**DATA PROVIDED**
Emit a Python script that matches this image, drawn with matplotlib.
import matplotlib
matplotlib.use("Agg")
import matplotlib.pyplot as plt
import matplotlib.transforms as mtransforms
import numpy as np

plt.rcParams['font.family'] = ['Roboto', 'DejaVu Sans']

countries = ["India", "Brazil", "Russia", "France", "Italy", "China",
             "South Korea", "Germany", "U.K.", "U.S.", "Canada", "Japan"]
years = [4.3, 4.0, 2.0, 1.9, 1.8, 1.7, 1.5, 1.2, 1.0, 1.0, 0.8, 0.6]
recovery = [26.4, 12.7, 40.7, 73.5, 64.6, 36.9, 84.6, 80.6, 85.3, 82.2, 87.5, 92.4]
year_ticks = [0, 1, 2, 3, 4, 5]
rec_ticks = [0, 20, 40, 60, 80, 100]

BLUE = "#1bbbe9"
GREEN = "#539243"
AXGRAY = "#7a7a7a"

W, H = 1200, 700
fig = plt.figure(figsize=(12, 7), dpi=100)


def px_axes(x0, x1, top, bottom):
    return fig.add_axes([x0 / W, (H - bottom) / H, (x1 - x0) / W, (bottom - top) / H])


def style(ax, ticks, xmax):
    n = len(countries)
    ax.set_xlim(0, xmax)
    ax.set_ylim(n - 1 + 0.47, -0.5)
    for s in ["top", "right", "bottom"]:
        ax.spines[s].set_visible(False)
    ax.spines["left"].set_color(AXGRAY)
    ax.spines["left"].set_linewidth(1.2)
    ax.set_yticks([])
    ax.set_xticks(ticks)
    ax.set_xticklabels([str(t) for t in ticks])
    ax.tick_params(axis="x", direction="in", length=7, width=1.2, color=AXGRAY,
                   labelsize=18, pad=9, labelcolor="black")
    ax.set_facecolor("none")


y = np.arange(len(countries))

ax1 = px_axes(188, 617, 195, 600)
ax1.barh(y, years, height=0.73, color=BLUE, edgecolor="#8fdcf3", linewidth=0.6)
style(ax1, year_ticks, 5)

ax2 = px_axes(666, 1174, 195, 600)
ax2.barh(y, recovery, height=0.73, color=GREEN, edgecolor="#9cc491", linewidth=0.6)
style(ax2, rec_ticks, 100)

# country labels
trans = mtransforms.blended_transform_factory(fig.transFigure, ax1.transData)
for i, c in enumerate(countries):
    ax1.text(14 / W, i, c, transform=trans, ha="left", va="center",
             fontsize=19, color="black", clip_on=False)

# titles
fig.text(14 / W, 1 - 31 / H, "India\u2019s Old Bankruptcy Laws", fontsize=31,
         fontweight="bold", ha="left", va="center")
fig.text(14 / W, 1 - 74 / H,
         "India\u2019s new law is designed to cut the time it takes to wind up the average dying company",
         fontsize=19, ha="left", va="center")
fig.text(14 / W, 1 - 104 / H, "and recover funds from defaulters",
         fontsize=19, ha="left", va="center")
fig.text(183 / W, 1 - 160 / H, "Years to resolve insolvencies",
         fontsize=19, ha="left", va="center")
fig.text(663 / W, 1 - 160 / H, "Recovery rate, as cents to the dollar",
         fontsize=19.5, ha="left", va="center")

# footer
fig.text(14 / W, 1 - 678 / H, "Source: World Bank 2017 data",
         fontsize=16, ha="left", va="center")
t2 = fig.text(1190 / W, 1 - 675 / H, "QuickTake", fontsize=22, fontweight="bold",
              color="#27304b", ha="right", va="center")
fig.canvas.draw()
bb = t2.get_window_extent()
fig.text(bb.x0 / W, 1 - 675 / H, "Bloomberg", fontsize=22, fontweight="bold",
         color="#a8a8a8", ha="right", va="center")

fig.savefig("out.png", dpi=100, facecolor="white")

**YOUR OBJECTIVE**
Quote the data above verbatim from its first line to the line that includes "return fig.add_axes([x0 /", with both boundary lines retained.

**RESULT FOR THIS TASK**
Emit a Python script that matches this image, drawn with matplotlib.
import matplotlib
matplotlib.use("Agg")
import matplotlib.pyplot as plt
import matplotlib.transforms as mtransforms
import numpy as np

plt.rcParams['font.family'] = ['Roboto', 'DejaVu Sans']

countries = ["India", "Brazil", "Russia", "France", "Italy", "China",
             "South Korea", "Germany", "U.K.", "U.S.", "Canada", "Japan"]
years = [4.3, 4.0, 2.0, 1.9, 1.8, 1.7, 1.5, 1.2, 1.0, 1.0, 0.8, 0.6]
recovery = [26.4, 12.7, 40.7, 73.5, 64.6, 36.9, 84.6, 80.6, 85.3, 82.2, 87.5, 92.4]
year_ticks = [0, 1, 2, 3, 4, 5]
rec_ticks = [0, 20, 40, 60, 80, 100]

BLUE = "#1bbbe9"
GREEN = "#539243"
AXGRAY = "#7a7a7a"

W, H = 1200, 700
fig = plt.figure(figsize=(12, 7), dpi=100)


def px_axes(x0, x1, top, bottom):
    return fig.add_axes([x0 / W, (H - bottom) / H, (x1 - x0) / W, (bottom - top) / H])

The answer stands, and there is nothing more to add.